A large crowd had gathered in the stands and on the parade grounds at Brooks Field late last week to find out who won.

Soldiers from each of the major commands formed up and waited. A gap separated units positioned in the middle of the formation. Virtually everyone was there, everyone except for the 35-plus soldiers who had competed for the right to be called the Best Warrior.

Then, choppers were heard in the distance as four of them appeared from the direction of the historic water towers.

“Here they come!” a soldier shouted from the stands.

As the helicopters landed, the competitors, in combat gear, jumped out and quickly took up prone fighting stances in the grass. They then formed up after the helicopters departed, and filled in the gap.

“It is an Army day when you can watch a flight of Blackhawks land on the parade field and see soldiers get off. Hooah?” said Maj. Gen. John Evans Jr., commanding general of U.S. Army Cadet Command and Fort Knox. The crowd returned his hooah.

Departing from competitions in years past, this year’s competition focused more heavily on the physical aspect of Best Warrior, said Sgt. Maj. Robert Whiteley, cadet command’s G3 operations sergeant major.

“The intent of the entire thing was to create an arduous event for the competitors, heavily reliant on the physical side of things,” he said. “When I talked with Command Sgt. Maj. (Jerimiah) Gan, his intent was to create best warriors, not the best (soldiers) at the (promotion) board.”

As a result, competitors faced several physical challenges, including the Army Combat Fitness Test, combat water survival test, various warrior tasks, a hand grenade course, day and night land navigation, a stress shoot, confidence course and the traditional last-day 12-mile road march.

Whiteley said the challenges separated the pack of noncommissioned officers fairly early. The lower enlisted soldiers however, proved to be a different story.

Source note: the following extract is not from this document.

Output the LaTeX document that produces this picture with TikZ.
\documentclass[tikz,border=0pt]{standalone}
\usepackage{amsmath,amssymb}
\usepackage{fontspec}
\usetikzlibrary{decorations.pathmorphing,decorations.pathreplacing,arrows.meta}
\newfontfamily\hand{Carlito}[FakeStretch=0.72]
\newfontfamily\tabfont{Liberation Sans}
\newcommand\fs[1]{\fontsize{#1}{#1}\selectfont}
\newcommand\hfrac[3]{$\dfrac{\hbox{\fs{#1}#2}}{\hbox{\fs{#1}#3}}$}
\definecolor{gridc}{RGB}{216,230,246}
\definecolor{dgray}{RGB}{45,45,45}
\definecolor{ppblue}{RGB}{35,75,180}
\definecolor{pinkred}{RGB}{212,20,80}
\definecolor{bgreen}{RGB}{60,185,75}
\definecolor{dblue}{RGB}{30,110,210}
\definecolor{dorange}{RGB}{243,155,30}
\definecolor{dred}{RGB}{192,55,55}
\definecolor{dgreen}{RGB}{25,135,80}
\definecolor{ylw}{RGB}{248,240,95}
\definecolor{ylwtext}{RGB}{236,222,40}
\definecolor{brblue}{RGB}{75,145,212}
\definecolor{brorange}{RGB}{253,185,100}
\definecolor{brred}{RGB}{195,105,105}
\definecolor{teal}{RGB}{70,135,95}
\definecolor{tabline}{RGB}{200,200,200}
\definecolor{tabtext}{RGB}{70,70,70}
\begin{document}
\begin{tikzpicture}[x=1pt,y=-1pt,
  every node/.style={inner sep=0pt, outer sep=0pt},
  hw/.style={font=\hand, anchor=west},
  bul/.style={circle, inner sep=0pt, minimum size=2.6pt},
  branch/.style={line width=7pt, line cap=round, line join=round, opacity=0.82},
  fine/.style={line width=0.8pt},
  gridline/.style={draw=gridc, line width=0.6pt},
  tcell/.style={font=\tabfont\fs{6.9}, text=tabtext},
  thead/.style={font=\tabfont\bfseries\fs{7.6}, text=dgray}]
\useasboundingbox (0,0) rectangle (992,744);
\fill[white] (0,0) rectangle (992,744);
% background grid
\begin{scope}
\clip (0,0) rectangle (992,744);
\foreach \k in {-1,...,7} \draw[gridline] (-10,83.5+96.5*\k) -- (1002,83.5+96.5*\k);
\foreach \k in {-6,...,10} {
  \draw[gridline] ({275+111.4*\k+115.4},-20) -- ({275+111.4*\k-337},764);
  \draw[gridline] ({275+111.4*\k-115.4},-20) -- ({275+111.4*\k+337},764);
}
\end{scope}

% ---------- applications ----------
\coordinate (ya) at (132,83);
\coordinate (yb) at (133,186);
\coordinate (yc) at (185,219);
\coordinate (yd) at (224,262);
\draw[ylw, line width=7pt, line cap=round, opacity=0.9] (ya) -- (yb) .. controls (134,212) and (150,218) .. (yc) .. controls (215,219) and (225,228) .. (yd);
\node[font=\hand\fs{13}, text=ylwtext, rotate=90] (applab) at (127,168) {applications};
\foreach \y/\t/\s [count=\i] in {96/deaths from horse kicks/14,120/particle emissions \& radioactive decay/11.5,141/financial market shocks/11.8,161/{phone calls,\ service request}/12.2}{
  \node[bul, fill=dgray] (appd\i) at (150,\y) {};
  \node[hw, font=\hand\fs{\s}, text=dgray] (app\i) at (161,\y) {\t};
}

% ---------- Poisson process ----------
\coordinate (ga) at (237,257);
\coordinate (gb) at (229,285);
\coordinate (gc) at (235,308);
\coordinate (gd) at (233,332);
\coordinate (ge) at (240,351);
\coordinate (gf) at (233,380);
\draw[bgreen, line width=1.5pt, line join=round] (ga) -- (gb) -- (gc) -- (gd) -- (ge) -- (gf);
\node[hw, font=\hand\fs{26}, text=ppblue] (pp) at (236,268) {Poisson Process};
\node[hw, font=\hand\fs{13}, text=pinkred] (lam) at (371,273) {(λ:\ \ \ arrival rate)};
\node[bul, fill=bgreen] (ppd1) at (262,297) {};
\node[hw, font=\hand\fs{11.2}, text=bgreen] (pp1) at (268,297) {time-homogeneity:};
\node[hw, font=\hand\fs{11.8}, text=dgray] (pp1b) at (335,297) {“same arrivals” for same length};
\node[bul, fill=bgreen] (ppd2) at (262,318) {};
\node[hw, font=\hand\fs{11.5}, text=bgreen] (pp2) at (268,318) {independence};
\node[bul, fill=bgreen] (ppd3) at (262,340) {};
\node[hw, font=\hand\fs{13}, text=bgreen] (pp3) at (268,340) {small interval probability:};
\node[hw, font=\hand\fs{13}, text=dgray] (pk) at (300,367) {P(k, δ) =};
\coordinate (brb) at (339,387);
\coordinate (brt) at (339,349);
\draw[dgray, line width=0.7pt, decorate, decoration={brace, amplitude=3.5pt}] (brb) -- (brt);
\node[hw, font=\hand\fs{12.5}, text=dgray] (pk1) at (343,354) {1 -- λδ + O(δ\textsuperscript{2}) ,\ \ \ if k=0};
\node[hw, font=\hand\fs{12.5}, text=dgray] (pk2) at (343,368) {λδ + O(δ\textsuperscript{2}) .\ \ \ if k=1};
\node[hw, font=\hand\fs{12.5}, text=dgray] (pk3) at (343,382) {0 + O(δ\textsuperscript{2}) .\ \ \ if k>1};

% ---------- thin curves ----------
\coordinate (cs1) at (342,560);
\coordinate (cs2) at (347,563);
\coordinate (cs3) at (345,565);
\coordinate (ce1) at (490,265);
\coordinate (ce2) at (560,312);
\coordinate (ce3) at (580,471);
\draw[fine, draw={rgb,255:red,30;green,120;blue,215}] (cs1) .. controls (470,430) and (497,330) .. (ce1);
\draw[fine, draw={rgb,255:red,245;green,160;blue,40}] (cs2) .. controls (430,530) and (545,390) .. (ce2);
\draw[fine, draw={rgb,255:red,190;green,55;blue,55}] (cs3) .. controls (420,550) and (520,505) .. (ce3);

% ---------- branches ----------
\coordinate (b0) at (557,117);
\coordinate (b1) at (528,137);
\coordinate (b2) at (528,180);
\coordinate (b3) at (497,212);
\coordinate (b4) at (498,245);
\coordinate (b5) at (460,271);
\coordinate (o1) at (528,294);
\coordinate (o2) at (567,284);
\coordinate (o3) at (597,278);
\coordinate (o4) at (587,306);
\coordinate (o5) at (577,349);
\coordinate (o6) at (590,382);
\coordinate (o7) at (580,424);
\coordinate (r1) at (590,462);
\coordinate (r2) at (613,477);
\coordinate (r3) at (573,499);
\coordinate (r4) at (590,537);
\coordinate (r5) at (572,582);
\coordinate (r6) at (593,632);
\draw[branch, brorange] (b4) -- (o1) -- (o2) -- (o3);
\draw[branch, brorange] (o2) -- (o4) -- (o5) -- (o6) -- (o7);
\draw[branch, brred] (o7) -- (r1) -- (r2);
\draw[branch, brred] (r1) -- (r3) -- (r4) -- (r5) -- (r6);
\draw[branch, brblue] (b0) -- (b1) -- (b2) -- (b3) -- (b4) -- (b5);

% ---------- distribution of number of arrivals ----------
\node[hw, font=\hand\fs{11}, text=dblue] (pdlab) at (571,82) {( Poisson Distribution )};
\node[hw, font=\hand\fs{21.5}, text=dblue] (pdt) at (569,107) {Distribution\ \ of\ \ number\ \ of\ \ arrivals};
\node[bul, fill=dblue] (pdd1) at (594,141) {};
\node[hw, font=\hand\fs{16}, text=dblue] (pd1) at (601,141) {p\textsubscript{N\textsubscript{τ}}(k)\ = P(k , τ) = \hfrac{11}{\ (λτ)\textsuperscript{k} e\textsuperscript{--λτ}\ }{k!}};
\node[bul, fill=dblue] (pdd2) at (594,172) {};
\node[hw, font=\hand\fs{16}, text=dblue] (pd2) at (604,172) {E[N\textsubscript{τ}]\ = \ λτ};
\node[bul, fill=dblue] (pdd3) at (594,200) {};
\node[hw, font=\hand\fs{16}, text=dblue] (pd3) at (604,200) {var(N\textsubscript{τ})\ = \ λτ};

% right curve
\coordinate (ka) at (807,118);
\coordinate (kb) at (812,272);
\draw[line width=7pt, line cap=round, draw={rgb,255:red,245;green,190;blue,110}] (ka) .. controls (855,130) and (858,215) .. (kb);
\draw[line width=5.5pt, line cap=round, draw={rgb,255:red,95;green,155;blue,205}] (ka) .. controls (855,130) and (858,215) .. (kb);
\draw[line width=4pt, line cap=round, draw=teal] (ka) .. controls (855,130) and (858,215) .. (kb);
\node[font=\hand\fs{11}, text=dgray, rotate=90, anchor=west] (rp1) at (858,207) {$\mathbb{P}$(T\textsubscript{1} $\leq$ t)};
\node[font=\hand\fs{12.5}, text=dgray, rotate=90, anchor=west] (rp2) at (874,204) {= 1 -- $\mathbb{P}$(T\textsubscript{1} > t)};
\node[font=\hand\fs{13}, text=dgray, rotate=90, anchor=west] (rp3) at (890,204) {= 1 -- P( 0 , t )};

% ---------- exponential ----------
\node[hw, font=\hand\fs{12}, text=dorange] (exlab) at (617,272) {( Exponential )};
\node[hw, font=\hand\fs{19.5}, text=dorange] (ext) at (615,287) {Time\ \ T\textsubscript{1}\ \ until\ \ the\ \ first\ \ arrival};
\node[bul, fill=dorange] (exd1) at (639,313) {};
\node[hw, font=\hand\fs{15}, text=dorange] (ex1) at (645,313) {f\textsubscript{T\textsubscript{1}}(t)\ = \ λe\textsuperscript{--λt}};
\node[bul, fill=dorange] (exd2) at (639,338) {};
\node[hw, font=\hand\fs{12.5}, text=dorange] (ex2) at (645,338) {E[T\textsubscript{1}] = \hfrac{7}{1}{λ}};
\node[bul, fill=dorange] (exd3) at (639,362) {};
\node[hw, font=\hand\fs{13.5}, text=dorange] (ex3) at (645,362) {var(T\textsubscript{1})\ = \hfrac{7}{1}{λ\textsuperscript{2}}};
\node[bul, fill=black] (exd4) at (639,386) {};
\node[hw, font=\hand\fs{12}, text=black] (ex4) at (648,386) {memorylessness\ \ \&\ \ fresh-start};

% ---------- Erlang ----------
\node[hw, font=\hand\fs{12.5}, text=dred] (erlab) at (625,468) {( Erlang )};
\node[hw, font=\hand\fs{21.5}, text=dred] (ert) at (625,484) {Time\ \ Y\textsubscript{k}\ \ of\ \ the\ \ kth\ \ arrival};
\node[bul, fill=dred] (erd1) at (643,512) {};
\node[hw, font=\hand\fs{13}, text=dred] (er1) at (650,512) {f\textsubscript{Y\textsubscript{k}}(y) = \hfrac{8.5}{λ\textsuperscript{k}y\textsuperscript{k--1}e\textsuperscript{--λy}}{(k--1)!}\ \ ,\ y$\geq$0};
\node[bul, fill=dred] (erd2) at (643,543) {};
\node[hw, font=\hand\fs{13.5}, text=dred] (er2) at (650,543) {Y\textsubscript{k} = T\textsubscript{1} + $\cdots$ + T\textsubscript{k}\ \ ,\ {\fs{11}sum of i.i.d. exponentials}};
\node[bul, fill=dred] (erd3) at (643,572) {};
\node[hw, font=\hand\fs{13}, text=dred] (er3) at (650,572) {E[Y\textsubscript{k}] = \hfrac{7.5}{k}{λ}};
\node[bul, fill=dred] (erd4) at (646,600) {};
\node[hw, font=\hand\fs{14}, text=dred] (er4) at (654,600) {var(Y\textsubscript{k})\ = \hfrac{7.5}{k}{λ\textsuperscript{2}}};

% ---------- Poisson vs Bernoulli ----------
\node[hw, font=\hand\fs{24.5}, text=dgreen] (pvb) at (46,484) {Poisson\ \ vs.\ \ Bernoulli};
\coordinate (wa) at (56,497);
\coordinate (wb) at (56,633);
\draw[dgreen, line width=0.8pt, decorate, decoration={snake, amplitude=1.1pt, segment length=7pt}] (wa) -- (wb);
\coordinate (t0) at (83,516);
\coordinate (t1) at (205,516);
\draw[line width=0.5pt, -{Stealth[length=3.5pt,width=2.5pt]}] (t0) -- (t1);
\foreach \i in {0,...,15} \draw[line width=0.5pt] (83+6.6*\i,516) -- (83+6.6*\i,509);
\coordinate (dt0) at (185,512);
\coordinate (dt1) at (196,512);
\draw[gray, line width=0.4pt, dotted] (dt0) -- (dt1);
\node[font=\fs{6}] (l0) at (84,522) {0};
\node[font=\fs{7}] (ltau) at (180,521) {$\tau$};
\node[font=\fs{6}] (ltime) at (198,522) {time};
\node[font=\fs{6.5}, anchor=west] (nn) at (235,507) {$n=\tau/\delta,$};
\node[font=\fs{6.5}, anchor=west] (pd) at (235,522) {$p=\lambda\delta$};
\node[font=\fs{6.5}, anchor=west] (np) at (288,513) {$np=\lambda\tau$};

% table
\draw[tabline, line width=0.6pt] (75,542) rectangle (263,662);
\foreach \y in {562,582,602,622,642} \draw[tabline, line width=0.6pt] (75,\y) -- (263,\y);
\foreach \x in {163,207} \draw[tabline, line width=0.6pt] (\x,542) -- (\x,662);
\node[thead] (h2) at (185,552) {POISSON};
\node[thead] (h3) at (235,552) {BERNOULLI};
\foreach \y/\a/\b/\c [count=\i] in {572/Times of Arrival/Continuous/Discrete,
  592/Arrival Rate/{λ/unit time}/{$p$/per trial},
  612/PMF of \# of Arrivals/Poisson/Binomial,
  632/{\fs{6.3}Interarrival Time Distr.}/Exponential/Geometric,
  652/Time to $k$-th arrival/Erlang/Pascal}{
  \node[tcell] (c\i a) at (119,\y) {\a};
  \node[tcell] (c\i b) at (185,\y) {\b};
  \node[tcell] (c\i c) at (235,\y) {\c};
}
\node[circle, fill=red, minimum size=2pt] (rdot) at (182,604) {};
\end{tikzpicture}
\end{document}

“The NCOs kind of played out early, but on the soldiers’ side it was an extremely close competition until the foot march was complete,” Whiteley said. “The soldiers were within a couple of points of each other. Any event could have put one of them up.”

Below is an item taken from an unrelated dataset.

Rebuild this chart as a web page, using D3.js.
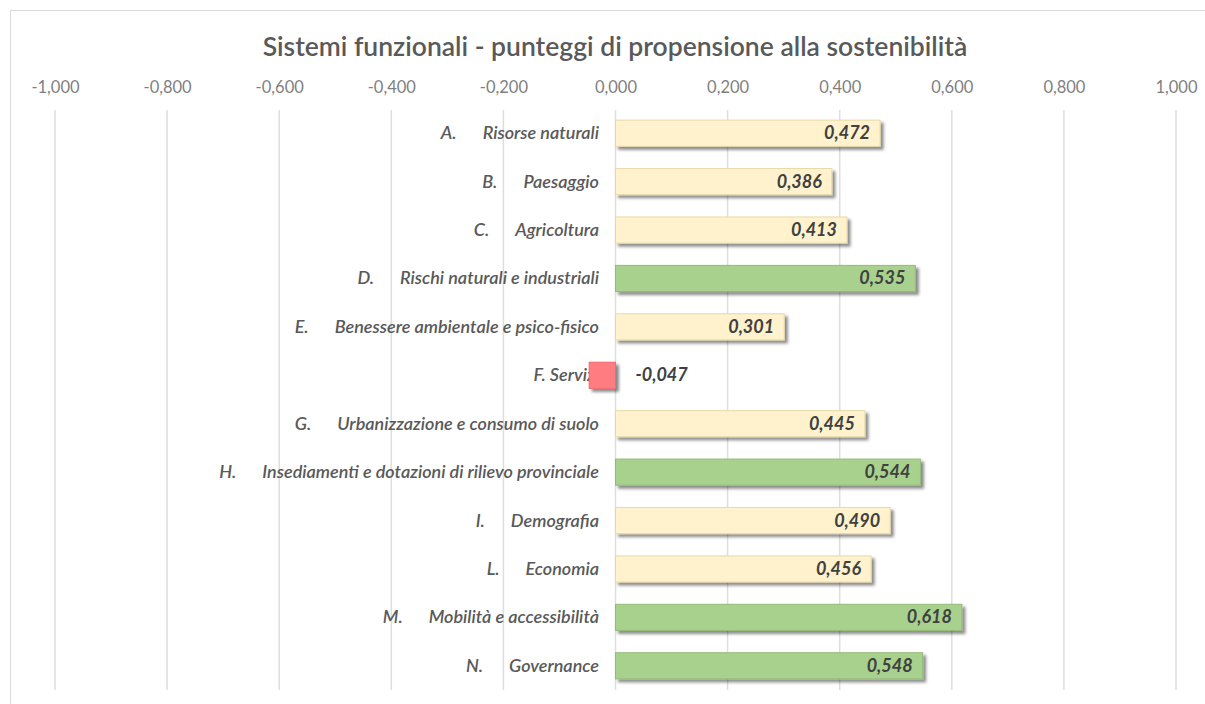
<!DOCTYPE html>
<html>
<head>
<meta charset="utf-8">
<script src="https://cdn.jsdelivr.net/npm/d3@7"></script>
<style>
  html, body { margin: 0; padding: 0; background: #fff; }
  svg { display: block; font-family: Lato, "Open Sans", sans-serif; }
</style>
</head>
<body>
<svg id="chart" width="1205" height="704"></svg>
<script>
// Functional systems and their sustainability propensity scores
const letters = ["A.", "B.", "C.", "D.", "E.", "F.", "G.", "H.", "I.", "L.", "M.", "N."];
const names = [
  "Risorse naturali",
  "Paesaggio",
  "Agricoltura",
  "Rischi naturali e industriali",
  "Benessere ambientale e psico-fisico",
  "Servizi",
  "Urbanizzazione e consumo di suolo",
  "Insediamenti e dotazioni di rilievo provinciale",
  "Demografia",
  "Economia",
  "Mobilità e accessibilità",
  "Governance"
];
const scores = [0.472, 0.386, 0.413, 0.535, 0.301, -0.047, 0.445, 0.544, 0.490, 0.456, 0.618, 0.548];
const tickValues = [-1, -0.8, -0.6, -0.4, -0.2, 0, 0.2, 0.4, 0.6, 0.8, 1];
const titleText = "Sistemi funzionali - punteggi di propensione alla sostenibilità";

const rows = letters.map((l, i) => ({ key: l, name: names[i], value: scores[i] }));

const svg = d3.select("#chart");
const fmt = v => d3.format(".3f")(v).replace(".", ",").replace("−", "-");

// Outer chart frame
svg.append("rect")
  .attr("x", 10.5).attr("y", 10.5)
  .attr("width", 1205).attr("height", 720)
  .attr("fill", "#fff").attr("stroke", "#d9d9d9").attr("stroke-width", 1);

const x = d3.scaleLinear().domain([-1, 1]).range([55, 1176]);
const y = d3.scaleBand().domain(letters).range([109, 690]).paddingInner(0.46).paddingOuter(0.23);

// Drop shadow for bars
const defs = svg.append("defs");
const f = defs.append("filter").attr("id", "shadow")
  .attr("x", "-10%").attr("y", "-30%").attr("width", "130%").attr("height", "170%");
f.append("feDropShadow").attr("dx", 3).attr("dy", 3).attr("stdDeviation", 1.4)
  .attr("flood-color", "#000").attr("flood-opacity", 0.45);

// Title
svg.append("text")
  .attr("x", 615).attr("y", 56)
  .attr("text-anchor", "middle")
  .attr("font-size", 26.5).attr("font-weight", 600)
  .attr("fill", "#595959")
  .text(titleText);

// Vertical gridlines and top axis labels
const axis = d3.axisTop(x).tickValues(tickValues).tickSize(0).tickFormat(fmt);
const axisG = svg.append("g").attr("transform", "translate(0,96)").call(axis);
axisG.select(".domain").remove();
axisG.selectAll("text")
  .attr("font-family", "Lato, 'Open Sans', sans-serif")
  .attr("font-size", 16.5).attr("fill", "#7f7f7f");

svg.append("g").selectAll("line")
  .data(tickValues)
  .join("line")
  .attr("x1", d => x(d)).attr("x2", d => x(d))
  .attr("y1", 110).attr("y2", 690)
  .attr("stroke", "#dedede").attr("stroke-width", 1.5);

// Category labels: letter + name, right-aligned before the zero line
const labelG = svg.append("g")
  .attr("font-style", "italic").attr("font-weight", 600)
  .attr("font-size", 18).attr("fill", "#595959");

rows.forEach(d => {
  const cy = y(d.key) + y.bandwidth() / 2 + 6;
  if (d.value < 0) {
    labelG.append("text").attr("x", 599).attr("y", cy)
      .attr("text-anchor", "end").text(d.key + " " + d.name);
  } else {
    const t = labelG.append("text").attr("x", 599).attr("y", cy)
      .attr("text-anchor", "end").text(d.name);
    const w = t.node().getComputedTextLength();
    labelG.append("text").attr("x", 599 - w - 26).attr("y", cy)
      .attr("text-anchor", "end").text(d.key);
  }
});

// Bars
const fillFor = v => v < 0 ? "#ff7c80" : (v >= 0.5 ? "#a9d18e" : "#fff2cc");
const strokeFor = v => v < 0 ? "#f06a6e" : (v >= 0.5 ? "#93bb78" : "#e8d8a8");

svg.append("g").selectAll("rect")
  .data(rows)
  .join("rect")
  .attr("x", d => x(Math.min(0, d.value)))
  .attr("y", d => y(d.key))
  .attr("width", d => Math.abs(x(d.value) - x(0)))
  .attr("height", y.bandwidth())
  .attr("fill", d => fillFor(d.value))
  .attr("stroke", d => strokeFor(d.value))
  .attr("stroke-width", 1)
  .attr("filter", "url(#shadow)");

// Value labels
svg.append("g").selectAll("text")
  .data(rows)
  .join("text")
  .attr("x", d => d.value < 0 ? x(0) + 20 : x(d.value) - 10)
  .attr("y", d => y(d.key) + y.bandwidth() / 2 + 6)
  .attr("text-anchor", d => d.value < 0 ? "start" : "end")
  .attr("font-style", "italic").attr("font-weight", 700)
  .attr("font-size", 18).attr("fill", "#404040")
  .text(d => fmt(d.value));
</script>
</body>
</html>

One of those soldiers in the running by the time of the foot march was Spc. James Spoerl, from 1st Theater Sustainment Command. Though this was his first Best Warrior competition, Spoerl said he wasn’t completely clueless about what to expect.

“Leaders gave me some things to study and told me to go in with a good attitude,” he said. “It was tough, though. There were a couple of guys out there who did well in areas that maybe I wasn’t the best in.”

Spoerl said he was a little distracted coming into the competition. The week prior, he had received some big news.

“I just got accepted into West Point,” he said. “My head was definitely on the West Point news, but I was also trying to focus on Best Warrior, too. Finding out I had made it right before the competition definitely gave me a nice little boost.”

On the NCO side, Sgt. 1st Class Ronald Roden, from 1st Army Division East, was looking for a win. He had competed in last year’s NCO of the Year competition and later captured second place at the 1st Army competition. That year, COVID-19 forced leaders to do away with most physical events and rely on paper accomplishments.

“They took out all the physical events last year,” he said, “so the only thing we did for 1st Army was a board.”

Going into this year’s competition, Roden thought he had a good chance at winning because leaders at his unit gave him ample time to prepare.

“Physically, I felt better than I ever have, even at my age,” said Roden, who turns 38 later this month. “I was more physically prepared, especially for the challenges I knew was going to happen. I felt unbeatable.”

An 11B infantryman, Roden said one set of tasks caught him by surprise.

“The medical lanes,” he said. “The new performance standards for the (Expert Soldier Badge) and the (Expert Infantryman Badge) standards for the medical lane humbled me a little bit and wrapped me up. I definitely felt unprepared.”

During the closing ceremony, the narrator read off the names of each competitor, and called the crowd to applaud all their efforts.

“Ladies and gentlemen, the 2021 Fort Knox Best Warrior, and Noncommissioned Officer and Soldier of the Year, are Sgt. 1st Class Ronald Roden, from 1st Army Division East and Spc. James Spoerl from 1st Theater Sustainment Command.”

Whitely said Fort Knox selected the best of the Best Warriors.

“Every command was able to identify their best. Some of the commands sent their best, and some of them allowed us to send their best,” said Whiteley. “At the end of the day, we had extremely high caliber people out there.”